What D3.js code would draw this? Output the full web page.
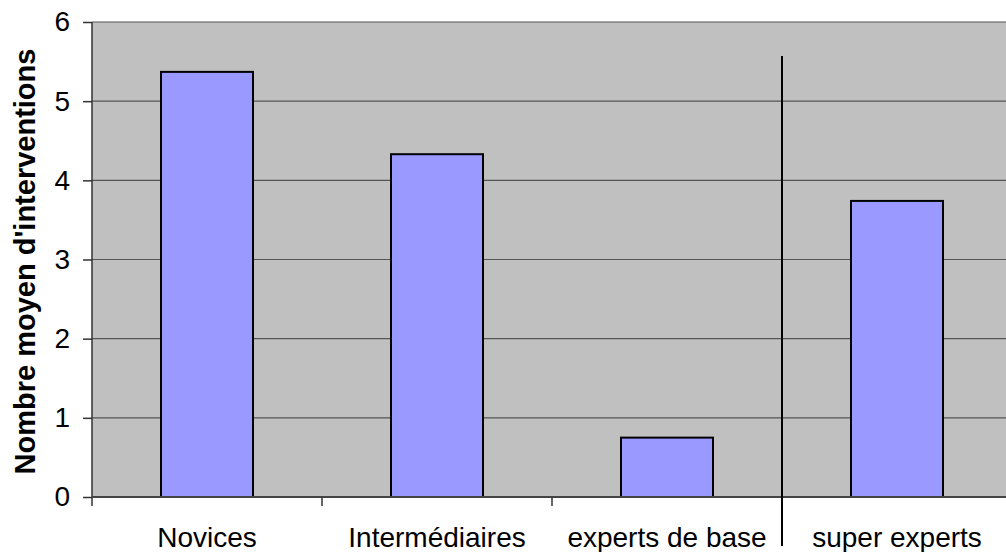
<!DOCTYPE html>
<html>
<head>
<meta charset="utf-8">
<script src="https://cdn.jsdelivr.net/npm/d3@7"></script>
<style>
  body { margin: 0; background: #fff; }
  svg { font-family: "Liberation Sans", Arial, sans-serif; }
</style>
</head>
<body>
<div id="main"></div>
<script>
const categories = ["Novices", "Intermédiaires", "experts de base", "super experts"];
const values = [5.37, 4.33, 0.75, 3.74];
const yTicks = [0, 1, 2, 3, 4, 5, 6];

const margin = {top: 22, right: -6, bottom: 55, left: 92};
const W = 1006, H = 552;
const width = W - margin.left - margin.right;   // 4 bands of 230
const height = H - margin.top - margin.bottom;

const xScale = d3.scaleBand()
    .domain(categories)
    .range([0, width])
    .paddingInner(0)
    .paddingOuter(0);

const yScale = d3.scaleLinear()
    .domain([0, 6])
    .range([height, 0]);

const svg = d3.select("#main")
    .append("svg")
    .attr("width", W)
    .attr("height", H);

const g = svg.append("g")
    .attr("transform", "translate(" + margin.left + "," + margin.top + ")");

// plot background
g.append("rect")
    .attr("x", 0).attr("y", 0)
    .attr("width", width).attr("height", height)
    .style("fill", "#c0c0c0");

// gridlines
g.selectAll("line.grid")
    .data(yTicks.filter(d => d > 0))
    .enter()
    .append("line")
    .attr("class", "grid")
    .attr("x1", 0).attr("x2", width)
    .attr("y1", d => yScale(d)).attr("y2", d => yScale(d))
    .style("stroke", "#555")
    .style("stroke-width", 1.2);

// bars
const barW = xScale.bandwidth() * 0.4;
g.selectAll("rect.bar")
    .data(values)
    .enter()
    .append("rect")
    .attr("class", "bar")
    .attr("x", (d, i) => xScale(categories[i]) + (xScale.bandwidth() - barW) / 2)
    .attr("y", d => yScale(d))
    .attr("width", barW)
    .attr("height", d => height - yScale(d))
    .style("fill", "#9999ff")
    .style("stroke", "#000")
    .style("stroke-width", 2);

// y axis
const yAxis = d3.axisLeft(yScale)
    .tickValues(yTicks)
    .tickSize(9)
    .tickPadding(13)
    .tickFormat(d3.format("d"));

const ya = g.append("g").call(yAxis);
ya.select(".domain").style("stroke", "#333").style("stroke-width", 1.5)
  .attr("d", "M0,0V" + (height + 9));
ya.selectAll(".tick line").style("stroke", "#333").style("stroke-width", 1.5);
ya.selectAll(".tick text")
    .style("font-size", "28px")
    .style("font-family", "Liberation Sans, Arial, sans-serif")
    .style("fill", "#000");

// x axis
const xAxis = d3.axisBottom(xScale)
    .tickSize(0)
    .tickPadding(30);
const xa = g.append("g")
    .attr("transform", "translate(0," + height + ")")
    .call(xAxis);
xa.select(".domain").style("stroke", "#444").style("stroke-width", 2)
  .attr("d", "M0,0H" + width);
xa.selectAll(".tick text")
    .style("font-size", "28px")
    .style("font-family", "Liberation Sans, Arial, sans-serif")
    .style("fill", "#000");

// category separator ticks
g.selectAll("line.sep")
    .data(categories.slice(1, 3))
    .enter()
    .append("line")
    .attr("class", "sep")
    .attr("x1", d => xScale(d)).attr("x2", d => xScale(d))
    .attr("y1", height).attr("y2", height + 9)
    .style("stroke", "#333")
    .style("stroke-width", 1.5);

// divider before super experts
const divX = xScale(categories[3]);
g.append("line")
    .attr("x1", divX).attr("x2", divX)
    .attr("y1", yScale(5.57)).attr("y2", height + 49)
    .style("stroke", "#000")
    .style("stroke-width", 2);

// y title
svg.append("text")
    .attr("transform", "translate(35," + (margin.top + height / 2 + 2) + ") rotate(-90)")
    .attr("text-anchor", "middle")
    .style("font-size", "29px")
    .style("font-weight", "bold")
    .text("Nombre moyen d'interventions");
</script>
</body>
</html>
--------------------
_Job_. Starting with the first line of the data above and ending with the line containing "const yTicks = [0, 1, 2, 3, 4, 5, 6];", please restate every line exactly, leaving images out.

_Written response_.
What D3.js code would draw this? Output the full web page.
<!DOCTYPE html>
<html>
<head>
<meta charset="utf-8">
<script src="https://cdn.jsdelivr.net/npm/d3@7"></script>
<style>
  body { margin: 0; background: #fff; }
  svg { font-family: "Liberation Sans", Arial, sans-serif; }
</style>
</head>
<body>
<div id="main"></div>
<script>
const categories = ["Novices", "Intermédiaires", "experts de base", "super experts"];
const values = [5.37, 4.33, 0.75, 3.74];
const yTicks = [0, 1, 2, 3, 4, 5, 6];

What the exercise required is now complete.